** begin Task material **

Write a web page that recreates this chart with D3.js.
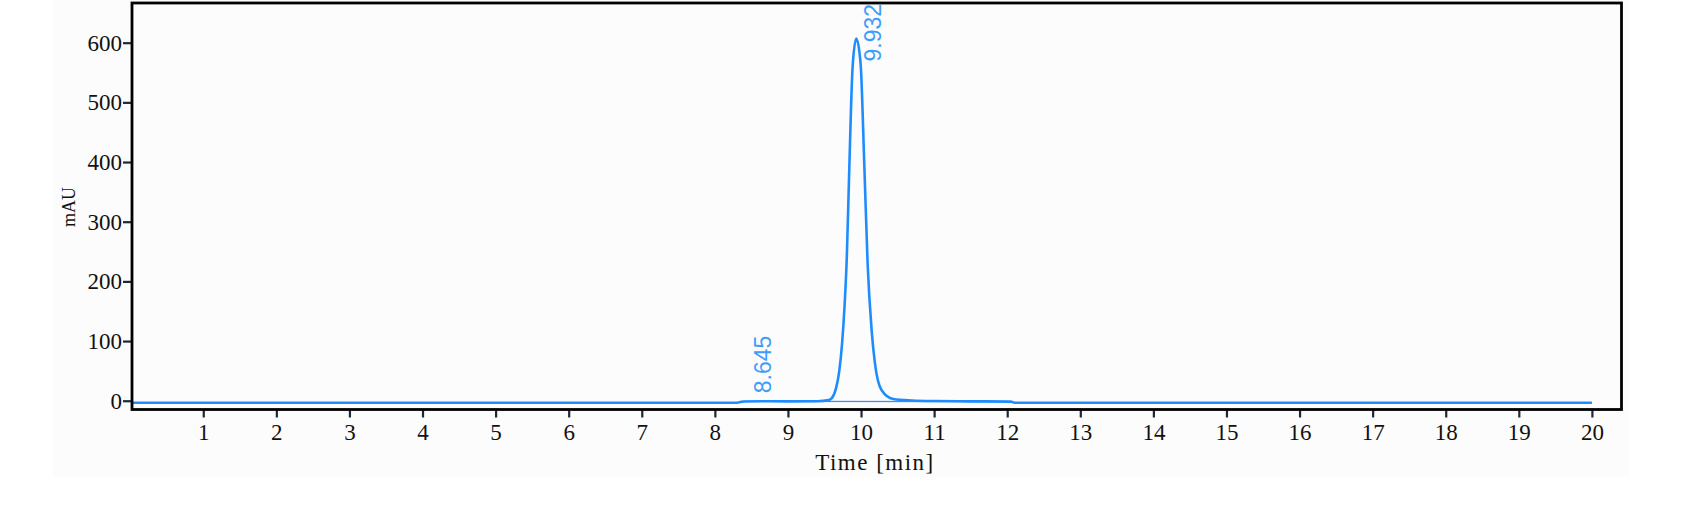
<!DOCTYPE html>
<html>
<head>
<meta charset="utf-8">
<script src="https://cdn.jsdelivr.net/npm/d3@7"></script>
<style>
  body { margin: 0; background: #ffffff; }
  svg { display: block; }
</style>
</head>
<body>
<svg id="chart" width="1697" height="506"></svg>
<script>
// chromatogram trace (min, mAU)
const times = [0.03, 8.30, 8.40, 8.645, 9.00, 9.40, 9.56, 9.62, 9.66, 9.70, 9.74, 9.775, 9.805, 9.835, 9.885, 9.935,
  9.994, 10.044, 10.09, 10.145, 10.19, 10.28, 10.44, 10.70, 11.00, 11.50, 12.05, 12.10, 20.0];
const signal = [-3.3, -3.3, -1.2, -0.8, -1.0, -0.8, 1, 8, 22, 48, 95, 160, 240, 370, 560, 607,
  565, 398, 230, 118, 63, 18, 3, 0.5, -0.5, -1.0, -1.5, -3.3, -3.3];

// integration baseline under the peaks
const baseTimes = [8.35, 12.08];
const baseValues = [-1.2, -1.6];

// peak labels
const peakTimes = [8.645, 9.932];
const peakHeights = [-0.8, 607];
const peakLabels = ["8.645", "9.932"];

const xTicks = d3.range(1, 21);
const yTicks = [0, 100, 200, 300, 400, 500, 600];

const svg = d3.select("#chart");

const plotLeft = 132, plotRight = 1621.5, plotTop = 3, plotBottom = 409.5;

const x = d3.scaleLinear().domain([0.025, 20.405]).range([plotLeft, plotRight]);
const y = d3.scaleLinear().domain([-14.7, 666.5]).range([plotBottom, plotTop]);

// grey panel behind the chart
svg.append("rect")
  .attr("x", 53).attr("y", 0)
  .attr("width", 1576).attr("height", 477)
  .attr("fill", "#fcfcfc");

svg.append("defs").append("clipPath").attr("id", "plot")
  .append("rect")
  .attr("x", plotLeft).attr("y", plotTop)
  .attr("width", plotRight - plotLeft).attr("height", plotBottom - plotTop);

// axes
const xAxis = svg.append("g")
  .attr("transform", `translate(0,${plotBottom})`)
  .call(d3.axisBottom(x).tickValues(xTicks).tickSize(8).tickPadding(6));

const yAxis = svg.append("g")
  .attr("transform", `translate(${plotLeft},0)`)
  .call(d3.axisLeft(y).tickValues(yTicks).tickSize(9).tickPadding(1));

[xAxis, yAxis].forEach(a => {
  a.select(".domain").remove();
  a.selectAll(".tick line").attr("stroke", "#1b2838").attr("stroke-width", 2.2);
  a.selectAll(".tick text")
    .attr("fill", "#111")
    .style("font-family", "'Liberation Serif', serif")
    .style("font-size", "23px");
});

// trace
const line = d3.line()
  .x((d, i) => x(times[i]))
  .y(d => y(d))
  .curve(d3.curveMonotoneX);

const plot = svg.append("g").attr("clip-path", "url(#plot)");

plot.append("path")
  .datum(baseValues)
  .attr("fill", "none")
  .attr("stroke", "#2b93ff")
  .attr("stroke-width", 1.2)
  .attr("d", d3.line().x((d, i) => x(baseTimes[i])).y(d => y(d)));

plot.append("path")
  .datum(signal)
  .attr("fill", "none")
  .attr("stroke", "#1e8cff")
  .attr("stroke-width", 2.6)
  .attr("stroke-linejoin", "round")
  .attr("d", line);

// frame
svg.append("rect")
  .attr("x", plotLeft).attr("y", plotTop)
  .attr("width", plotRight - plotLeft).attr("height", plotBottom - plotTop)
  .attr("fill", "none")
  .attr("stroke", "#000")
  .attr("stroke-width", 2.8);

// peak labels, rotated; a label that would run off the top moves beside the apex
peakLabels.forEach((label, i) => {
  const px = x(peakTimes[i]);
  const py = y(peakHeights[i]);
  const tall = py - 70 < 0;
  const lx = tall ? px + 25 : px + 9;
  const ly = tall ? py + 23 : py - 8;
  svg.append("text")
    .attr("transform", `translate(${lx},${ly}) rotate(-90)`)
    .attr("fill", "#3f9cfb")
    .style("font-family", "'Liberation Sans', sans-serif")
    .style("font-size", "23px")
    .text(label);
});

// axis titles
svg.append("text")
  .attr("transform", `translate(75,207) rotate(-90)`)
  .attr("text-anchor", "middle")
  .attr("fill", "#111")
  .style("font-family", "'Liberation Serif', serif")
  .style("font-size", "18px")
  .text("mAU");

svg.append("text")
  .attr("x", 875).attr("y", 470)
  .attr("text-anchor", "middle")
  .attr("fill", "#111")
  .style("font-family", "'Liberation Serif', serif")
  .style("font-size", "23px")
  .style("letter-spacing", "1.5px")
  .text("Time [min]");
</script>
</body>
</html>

** end Task material **
** begin Task material **

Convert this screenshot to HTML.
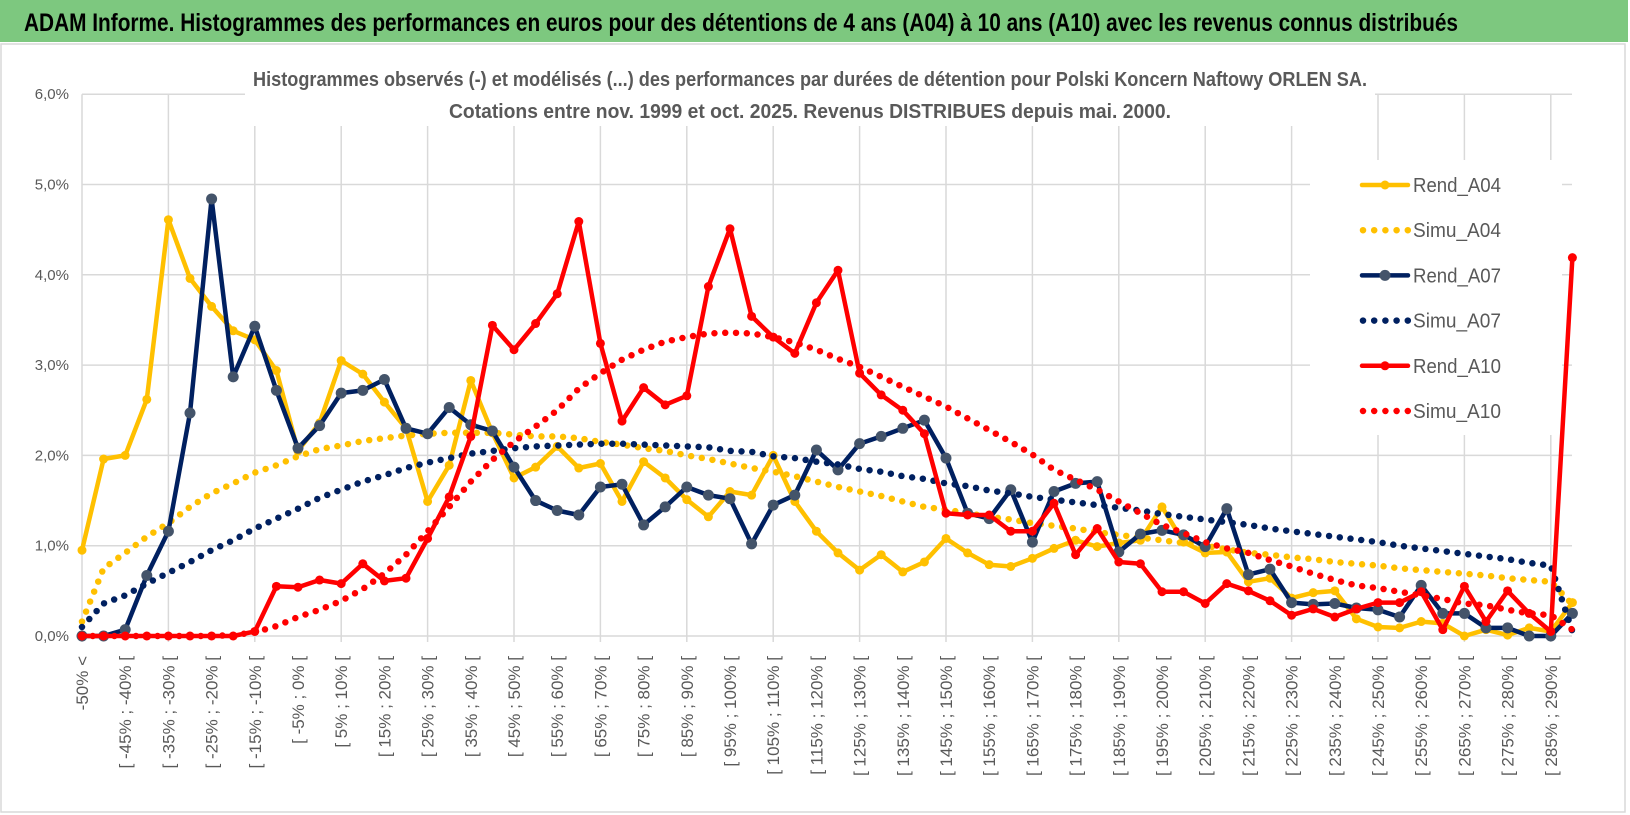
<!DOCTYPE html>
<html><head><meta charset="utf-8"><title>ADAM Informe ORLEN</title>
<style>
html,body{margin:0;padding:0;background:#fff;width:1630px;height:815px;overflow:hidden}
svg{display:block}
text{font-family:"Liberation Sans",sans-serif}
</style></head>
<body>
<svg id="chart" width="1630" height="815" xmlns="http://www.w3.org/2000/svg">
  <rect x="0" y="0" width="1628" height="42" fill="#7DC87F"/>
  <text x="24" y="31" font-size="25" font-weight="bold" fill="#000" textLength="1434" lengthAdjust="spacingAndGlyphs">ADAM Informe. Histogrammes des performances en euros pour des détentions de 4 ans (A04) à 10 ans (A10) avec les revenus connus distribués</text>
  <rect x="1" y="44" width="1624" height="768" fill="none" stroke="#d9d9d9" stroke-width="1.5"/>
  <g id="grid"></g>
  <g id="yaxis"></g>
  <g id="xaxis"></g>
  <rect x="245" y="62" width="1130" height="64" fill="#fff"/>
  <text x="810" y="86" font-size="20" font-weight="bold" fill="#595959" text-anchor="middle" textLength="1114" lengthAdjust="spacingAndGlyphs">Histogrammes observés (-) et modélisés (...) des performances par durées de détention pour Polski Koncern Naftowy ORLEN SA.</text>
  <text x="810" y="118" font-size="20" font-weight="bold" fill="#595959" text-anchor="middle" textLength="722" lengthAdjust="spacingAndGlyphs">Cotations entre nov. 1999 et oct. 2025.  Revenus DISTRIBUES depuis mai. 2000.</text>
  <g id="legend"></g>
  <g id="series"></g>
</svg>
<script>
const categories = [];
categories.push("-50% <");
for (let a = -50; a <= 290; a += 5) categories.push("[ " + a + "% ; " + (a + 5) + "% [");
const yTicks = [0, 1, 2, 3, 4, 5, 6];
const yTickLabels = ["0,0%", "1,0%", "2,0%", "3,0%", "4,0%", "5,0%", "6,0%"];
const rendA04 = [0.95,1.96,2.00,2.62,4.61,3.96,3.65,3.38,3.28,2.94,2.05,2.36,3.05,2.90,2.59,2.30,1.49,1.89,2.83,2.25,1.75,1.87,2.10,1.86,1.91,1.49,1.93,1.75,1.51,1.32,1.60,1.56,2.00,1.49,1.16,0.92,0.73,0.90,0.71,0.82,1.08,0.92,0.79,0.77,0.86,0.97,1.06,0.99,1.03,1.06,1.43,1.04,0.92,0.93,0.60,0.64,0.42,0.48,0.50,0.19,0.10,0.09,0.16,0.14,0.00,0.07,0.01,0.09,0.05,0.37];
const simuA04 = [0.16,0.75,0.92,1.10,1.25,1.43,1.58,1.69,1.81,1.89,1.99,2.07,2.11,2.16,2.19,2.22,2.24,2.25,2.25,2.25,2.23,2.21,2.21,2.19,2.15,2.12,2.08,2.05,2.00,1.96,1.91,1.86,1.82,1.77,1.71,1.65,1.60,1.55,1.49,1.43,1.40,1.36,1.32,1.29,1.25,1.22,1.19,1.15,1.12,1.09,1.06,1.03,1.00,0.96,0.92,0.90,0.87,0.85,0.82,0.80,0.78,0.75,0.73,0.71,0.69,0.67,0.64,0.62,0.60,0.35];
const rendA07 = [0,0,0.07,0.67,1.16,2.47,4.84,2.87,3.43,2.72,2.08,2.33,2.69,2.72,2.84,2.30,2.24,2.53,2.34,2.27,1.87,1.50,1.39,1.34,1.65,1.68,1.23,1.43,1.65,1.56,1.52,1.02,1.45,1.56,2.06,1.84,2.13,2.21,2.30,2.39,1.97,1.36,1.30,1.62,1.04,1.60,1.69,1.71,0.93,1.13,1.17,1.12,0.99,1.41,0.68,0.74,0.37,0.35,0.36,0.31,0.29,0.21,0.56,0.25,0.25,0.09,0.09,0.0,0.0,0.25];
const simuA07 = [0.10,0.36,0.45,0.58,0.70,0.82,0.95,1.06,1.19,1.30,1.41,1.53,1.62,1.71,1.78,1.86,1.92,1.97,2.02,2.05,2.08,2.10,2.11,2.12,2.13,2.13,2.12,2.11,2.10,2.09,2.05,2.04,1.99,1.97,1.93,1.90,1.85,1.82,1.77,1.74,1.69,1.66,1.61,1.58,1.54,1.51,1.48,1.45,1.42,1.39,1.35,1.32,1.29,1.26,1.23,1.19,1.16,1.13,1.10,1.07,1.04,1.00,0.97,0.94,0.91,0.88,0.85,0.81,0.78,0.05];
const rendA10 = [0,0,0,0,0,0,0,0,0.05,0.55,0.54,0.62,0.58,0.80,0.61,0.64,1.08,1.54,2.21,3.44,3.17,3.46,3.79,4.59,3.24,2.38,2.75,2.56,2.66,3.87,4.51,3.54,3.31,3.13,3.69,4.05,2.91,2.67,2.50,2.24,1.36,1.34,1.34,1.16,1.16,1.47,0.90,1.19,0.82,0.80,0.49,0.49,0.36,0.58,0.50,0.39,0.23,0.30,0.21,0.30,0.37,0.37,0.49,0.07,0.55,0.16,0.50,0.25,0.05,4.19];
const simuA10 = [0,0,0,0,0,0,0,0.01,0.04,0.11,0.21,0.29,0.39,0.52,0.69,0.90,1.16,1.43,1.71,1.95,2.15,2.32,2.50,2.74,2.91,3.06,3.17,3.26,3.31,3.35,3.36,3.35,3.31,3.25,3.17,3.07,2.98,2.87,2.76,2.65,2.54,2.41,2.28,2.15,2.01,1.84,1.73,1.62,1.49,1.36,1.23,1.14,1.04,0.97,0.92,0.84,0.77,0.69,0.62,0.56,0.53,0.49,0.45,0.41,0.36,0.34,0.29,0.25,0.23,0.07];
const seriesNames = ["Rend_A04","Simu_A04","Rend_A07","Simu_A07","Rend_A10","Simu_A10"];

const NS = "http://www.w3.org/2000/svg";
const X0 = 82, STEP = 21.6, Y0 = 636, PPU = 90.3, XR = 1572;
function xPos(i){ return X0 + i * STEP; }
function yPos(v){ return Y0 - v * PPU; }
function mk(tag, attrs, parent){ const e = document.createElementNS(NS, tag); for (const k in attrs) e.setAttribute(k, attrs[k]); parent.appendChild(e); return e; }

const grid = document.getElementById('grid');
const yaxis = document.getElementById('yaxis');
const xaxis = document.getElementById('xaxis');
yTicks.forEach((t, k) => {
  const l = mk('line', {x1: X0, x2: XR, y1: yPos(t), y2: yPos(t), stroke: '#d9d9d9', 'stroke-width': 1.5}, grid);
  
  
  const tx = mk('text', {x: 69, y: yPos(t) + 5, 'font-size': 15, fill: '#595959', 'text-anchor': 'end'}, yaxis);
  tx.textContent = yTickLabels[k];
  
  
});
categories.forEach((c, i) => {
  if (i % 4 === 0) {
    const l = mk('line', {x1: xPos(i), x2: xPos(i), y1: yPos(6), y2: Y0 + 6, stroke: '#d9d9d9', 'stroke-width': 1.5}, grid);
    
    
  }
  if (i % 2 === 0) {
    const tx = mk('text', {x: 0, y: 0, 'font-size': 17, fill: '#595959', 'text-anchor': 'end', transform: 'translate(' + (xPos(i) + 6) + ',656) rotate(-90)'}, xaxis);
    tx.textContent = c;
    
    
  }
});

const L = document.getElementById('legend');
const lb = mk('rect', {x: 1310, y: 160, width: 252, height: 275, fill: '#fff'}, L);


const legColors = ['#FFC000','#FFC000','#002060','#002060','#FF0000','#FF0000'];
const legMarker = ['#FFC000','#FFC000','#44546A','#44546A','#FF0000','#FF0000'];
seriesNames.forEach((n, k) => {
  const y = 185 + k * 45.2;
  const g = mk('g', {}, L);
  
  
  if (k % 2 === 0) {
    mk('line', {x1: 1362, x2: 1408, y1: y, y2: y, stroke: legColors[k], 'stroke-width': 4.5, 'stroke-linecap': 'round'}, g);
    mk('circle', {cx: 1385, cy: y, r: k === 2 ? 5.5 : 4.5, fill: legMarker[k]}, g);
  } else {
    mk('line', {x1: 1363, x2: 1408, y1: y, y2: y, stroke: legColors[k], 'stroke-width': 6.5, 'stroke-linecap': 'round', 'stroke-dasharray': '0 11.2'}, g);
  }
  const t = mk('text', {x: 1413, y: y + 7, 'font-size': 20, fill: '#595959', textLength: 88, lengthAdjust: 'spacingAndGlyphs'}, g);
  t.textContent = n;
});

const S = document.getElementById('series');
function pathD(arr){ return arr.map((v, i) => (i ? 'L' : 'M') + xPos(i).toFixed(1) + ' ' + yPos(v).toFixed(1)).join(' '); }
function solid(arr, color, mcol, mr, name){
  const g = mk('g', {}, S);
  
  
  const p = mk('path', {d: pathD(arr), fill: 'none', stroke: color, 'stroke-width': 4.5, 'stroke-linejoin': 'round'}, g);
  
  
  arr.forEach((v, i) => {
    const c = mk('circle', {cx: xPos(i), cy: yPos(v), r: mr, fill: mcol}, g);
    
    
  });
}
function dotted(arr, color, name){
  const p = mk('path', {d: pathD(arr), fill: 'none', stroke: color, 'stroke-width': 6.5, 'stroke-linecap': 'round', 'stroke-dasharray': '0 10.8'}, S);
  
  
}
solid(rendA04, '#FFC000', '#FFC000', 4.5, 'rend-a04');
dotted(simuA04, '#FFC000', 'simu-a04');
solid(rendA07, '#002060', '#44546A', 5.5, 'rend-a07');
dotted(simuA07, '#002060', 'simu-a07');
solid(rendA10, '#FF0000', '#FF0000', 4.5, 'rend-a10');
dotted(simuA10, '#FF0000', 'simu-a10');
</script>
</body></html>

** end Task material **
** begin Task material **

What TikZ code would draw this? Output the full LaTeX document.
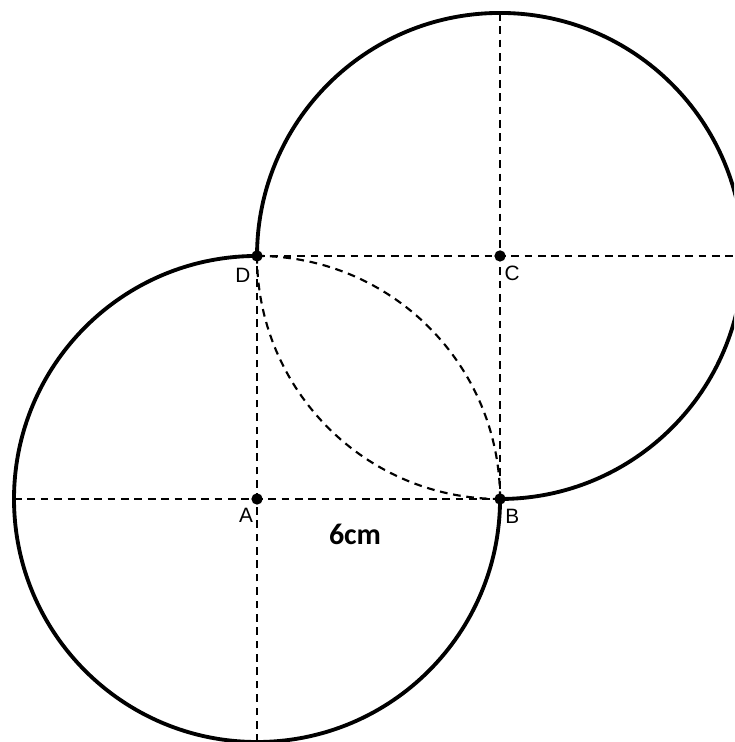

** end Task material **

Task instructions
Copy only the lines above from the one containing "Write a web" through the one containing "const plotLeft = 132, plotRight", both included. Leave out the pictures.

Output
Write a web page that recreates this chart with D3.js.
<!DOCTYPE html>
<html>
<head>
<meta charset="utf-8">
<script src="https://cdn.jsdelivr.net/npm/d3@7"></script>
<style>
  body { margin: 0; background: #ffffff; }
  svg { display: block; }
</style>
</head>
<body>
<svg id="chart" width="1697" height="506"></svg>
<script>
// chromatogram trace (min, mAU)
const times = [0.03, 8.30, 8.40, 8.645, 9.00, 9.40, 9.56, 9.62, 9.66, 9.70, 9.74, 9.775, 9.805, 9.835, 9.885, 9.935,
  9.994, 10.044, 10.09, 10.145, 10.19, 10.28, 10.44, 10.70, 11.00, 11.50, 12.05, 12.10, 20.0];
const signal = [-3.3, -3.3, -1.2, -0.8, -1.0, -0.8, 1, 8, 22, 48, 95, 160, 240, 370, 560, 607,
  565, 398, 230, 118, 63, 18, 3, 0.5, -0.5, -1.0, -1.5, -3.3, -3.3];

// integration baseline under the peaks
const baseTimes = [8.35, 12.08];
const baseValues = [-1.2, -1.6];

// peak labels
const peakTimes = [8.645, 9.932];
const peakHeights = [-0.8, 607];
const peakLabels = ["8.645", "9.932"];

const xTicks = d3.range(1, 21);
const yTicks = [0, 100, 200, 300, 400, 500, 600];

const svg = d3.select("#chart");

const plotLeft = 132, plotRight = 1621.5, plotTop = 3, plotBottom = 409.5;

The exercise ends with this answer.